# Problem:
Copy each entry as it stands, leaving nothing out.

# Data supplied:

<<<<

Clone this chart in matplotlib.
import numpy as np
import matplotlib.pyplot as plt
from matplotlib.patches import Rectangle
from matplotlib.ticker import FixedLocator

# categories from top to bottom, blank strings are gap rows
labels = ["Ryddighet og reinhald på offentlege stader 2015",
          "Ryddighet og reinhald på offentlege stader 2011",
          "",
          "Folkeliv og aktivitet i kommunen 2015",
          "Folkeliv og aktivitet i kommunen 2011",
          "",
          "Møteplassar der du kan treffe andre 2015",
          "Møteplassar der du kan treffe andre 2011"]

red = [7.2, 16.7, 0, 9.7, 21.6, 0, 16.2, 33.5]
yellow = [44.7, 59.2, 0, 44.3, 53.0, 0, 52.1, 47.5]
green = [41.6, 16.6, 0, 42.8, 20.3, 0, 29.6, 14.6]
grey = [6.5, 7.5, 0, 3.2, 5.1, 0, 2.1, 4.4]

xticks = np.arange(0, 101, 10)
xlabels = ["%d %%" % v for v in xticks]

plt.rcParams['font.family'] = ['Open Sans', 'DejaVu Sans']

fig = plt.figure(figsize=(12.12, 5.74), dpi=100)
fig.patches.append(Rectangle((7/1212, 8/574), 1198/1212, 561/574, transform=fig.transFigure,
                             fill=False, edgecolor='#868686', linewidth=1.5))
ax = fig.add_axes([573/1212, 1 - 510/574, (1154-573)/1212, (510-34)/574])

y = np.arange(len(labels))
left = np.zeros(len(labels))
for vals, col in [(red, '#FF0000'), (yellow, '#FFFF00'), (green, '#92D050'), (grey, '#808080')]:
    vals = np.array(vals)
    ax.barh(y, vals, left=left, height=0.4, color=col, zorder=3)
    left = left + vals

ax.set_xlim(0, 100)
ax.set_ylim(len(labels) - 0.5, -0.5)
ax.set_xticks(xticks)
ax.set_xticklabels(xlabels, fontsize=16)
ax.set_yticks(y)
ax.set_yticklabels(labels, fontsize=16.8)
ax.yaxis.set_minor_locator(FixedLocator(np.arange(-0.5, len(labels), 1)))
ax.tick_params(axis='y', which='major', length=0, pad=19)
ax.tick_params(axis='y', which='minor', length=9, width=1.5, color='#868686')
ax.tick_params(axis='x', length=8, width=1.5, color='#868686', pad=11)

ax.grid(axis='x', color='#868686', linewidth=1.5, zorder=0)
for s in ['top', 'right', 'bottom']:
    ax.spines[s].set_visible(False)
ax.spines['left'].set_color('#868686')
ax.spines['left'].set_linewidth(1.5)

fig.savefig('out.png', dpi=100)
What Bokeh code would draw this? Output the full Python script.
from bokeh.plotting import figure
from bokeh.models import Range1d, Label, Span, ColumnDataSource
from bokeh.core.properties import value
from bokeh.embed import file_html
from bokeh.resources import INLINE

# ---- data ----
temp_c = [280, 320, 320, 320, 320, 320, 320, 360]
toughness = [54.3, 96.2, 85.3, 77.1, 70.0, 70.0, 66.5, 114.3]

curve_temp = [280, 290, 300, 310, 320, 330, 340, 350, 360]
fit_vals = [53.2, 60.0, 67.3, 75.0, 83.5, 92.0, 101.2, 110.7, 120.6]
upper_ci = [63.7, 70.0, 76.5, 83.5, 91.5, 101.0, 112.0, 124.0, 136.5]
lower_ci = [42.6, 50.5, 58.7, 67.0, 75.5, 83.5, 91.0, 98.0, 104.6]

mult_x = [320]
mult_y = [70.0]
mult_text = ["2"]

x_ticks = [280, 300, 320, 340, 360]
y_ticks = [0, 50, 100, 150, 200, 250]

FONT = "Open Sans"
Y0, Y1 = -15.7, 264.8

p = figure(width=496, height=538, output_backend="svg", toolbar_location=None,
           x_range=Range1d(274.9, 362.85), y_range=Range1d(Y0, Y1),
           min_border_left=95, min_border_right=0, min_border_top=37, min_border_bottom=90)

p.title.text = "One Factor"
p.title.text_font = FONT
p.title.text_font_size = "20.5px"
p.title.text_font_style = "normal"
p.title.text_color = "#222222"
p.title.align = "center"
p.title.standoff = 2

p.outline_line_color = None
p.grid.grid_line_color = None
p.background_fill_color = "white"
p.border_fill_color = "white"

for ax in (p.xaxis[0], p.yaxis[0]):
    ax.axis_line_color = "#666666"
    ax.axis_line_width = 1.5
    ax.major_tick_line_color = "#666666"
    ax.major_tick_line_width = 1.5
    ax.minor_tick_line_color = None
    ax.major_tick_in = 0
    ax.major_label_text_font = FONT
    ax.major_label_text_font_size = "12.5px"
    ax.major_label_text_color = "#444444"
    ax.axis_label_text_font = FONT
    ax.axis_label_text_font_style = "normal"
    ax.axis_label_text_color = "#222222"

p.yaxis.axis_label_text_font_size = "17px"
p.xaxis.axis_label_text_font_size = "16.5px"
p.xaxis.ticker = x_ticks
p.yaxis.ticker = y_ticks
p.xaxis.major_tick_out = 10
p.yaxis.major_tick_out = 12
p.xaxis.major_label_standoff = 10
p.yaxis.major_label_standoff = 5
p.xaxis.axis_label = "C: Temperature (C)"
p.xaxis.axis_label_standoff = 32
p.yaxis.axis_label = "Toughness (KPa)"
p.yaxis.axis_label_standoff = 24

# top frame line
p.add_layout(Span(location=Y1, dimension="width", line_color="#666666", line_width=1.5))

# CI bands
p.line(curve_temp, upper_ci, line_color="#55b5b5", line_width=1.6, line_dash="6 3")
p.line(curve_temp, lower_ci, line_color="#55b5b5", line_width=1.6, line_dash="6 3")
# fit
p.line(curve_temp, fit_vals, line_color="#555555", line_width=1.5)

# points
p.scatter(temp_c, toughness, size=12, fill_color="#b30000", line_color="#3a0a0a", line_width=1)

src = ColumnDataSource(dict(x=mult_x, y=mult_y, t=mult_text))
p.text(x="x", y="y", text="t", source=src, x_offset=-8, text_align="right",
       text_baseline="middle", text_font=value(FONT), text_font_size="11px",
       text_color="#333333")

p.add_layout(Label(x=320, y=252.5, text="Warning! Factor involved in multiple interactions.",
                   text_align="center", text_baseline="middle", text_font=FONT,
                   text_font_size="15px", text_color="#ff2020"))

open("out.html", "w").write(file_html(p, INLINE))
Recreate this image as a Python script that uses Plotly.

>>>>

# Completed exercise:
Clone this chart in matplotlib.
import numpy as np
import matplotlib.pyplot as plt
from matplotlib.patches import Rectangle
from matplotlib.ticker import FixedLocator

# categories from top to bottom, blank strings are gap rows
labels = ["Ryddighet og reinhald på offentlege stader 2015",
          "Ryddighet og reinhald på offentlege stader 2011",
          "",
          "Folkeliv og aktivitet i kommunen 2015",
          "Folkeliv og aktivitet i kommunen 2011",
          "",
          "Møteplassar der du kan treffe andre 2015",
          "Møteplassar der du kan treffe andre 2011"]

red = [7.2, 16.7, 0, 9.7, 21.6, 0, 16.2, 33.5]
yellow = [44.7, 59.2, 0, 44.3, 53.0, 0, 52.1, 47.5]
green = [41.6, 16.6, 0, 42.8, 20.3, 0, 29.6, 14.6]
grey = [6.5, 7.5, 0, 3.2, 5.1, 0, 2.1, 4.4]

xticks = np.arange(0, 101, 10)
xlabels = ["%d %%" % v for v in xticks]

plt.rcParams['font.family'] = ['Open Sans', 'DejaVu Sans']

fig = plt.figure(figsize=(12.12, 5.74), dpi=100)
fig.patches.append(Rectangle((7/1212, 8/574), 1198/1212, 561/574, transform=fig.transFigure,
                             fill=False, edgecolor='#868686', linewidth=1.5))
ax = fig.add_axes([573/1212, 1 - 510/574, (1154-573)/1212, (510-34)/574])

y = np.arange(len(labels))
left = np.zeros(len(labels))
for vals, col in [(red, '#FF0000'), (yellow, '#FFFF00'), (green, '#92D050'), (grey, '#808080')]:
    vals = np.array(vals)
    ax.barh(y, vals, left=left, height=0.4, color=col, zorder=3)
    left = left + vals

ax.set_xlim(0, 100)
ax.set_ylim(len(labels) - 0.5, -0.5)
ax.set_xticks(xticks)
ax.set_xticklabels(xlabels, fontsize=16)
ax.set_yticks(y)
ax.set_yticklabels(labels, fontsize=16.8)
ax.yaxis.set_minor_locator(FixedLocator(np.arange(-0.5, len(labels), 1)))
ax.tick_params(axis='y', which='major', length=0, pad=19)
ax.tick_params(axis='y', which='minor', length=9, width=1.5, color='#868686')
ax.tick_params(axis='x', length=8, width=1.5, color='#868686', pad=11)

ax.grid(axis='x', color='#868686', linewidth=1.5, zorder=0)
for s in ['top', 'right', 'bottom']:
    ax.spines[s].set_visible(False)
ax.spines['left'].set_color('#868686')
ax.spines['left'].set_linewidth(1.5)

fig.savefig('out.png', dpi=100)
What Bokeh code would draw this? Output the full Python script.
from bokeh.plotting import figure
from bokeh.models import Range1d, Label, Span, ColumnDataSource
from bokeh.core.properties import value
from bokeh.embed import file_html
from bokeh.resources import INLINE

# ---- data ----
temp_c = [280, 320, 320, 320, 320, 320, 320, 360]
toughness = [54.3, 96.2, 85.3, 77.1, 70.0, 70.0, 66.5, 114.3]

curve_temp = [280, 290, 300, 310, 320, 330, 340, 350, 360]
fit_vals = [53.2, 60.0, 67.3, 75.0, 83.5, 92.0, 101.2, 110.7, 120.6]
upper_ci = [63.7, 70.0, 76.5, 83.5, 91.5, 101.0, 112.0, 124.0, 136.5]
lower_ci = [42.6, 50.5, 58.7, 67.0, 75.5, 83.5, 91.0, 98.0, 104.6]

mult_x = [320]
mult_y = [70.0]
mult_text = ["2"]

x_ticks = [280, 300, 320, 340, 360]
y_ticks = [0, 50, 100, 150, 200, 250]

FONT = "Open Sans"
Y0, Y1 = -15.7, 264.8

p = figure(width=496, height=538, output_backend="svg", toolbar_location=None,
           x_range=Range1d(274.9, 362.85), y_range=Range1d(Y0, Y1),
           min_border_left=95, min_border_right=0, min_border_top=37, min_border_bottom=90)

p.title.text = "One Factor"
p.title.text_font = FONT
p.title.text_font_size = "20.5px"
p.title.text_font_style = "normal"
p.title.text_color = "#222222"
p.title.align = "center"
p.title.standoff = 2

p.outline_line_color = None
p.grid.grid_line_color = None
p.background_fill_color = "white"
p.border_fill_color = "white"

for ax in (p.xaxis[0], p.yaxis[0]):
    ax.axis_line_color = "#666666"
    ax.axis_line_width = 1.5
    ax.major_tick_line_color = "#666666"
    ax.major_tick_line_width = 1.5
    ax.minor_tick_line_color = None
    ax.major_tick_in = 0
    ax.major_label_text_font = FONT
    ax.major_label_text_font_size = "12.5px"
    ax.major_label_text_color = "#444444"
    ax.axis_label_text_font = FONT
    ax.axis_label_text_font_style = "normal"
    ax.axis_label_text_color = "#222222"

p.yaxis.axis_label_text_font_size = "17px"
p.xaxis.axis_label_text_font_size = "16.5px"
p.xaxis.ticker = x_ticks
p.yaxis.ticker = y_ticks
p.xaxis.major_tick_out = 10
p.yaxis.major_tick_out = 12
p.xaxis.major_label_standoff = 10
p.yaxis.major_label_standoff = 5
p.xaxis.axis_label = "C: Temperature (C)"
p.xaxis.axis_label_standoff = 32
p.yaxis.axis_label = "Toughness (KPa)"
p.yaxis.axis_label_standoff = 24

# top frame line
p.add_layout(Span(location=Y1, dimension="width", line_color="#666666", line_width=1.5))

# CI bands
p.line(curve_temp, upper_ci, line_color="#55b5b5", line_width=1.6, line_dash="6 3")
p.line(curve_temp, lower_ci, line_color="#55b5b5", line_width=1.6, line_dash="6 3")
# fit
p.line(curve_temp, fit_vals, line_color="#555555", line_width=1.5)

# points
p.scatter(temp_c, toughness, size=12, fill_color="#b30000", line_color="#3a0a0a", line_width=1)

src = ColumnDataSource(dict(x=mult_x, y=mult_y, t=mult_text))
p.text(x="x", y="y", text="t", source=src, x_offset=-8, text_align="right",
       text_baseline="middle", text_font=value(FONT), text_font_size="11px",
       text_color="#333333")

p.add_layout(Label(x=320, y=252.5, text="Warning! Factor involved in multiple interactions.",
                   text_align="center", text_baseline="middle", text_font=FONT,
                   text_font_size="15px", text_color="#ff2020"))

open("out.html", "w").write(file_html(p, INLINE))
Recreate this image as a Python script that uses Plotly.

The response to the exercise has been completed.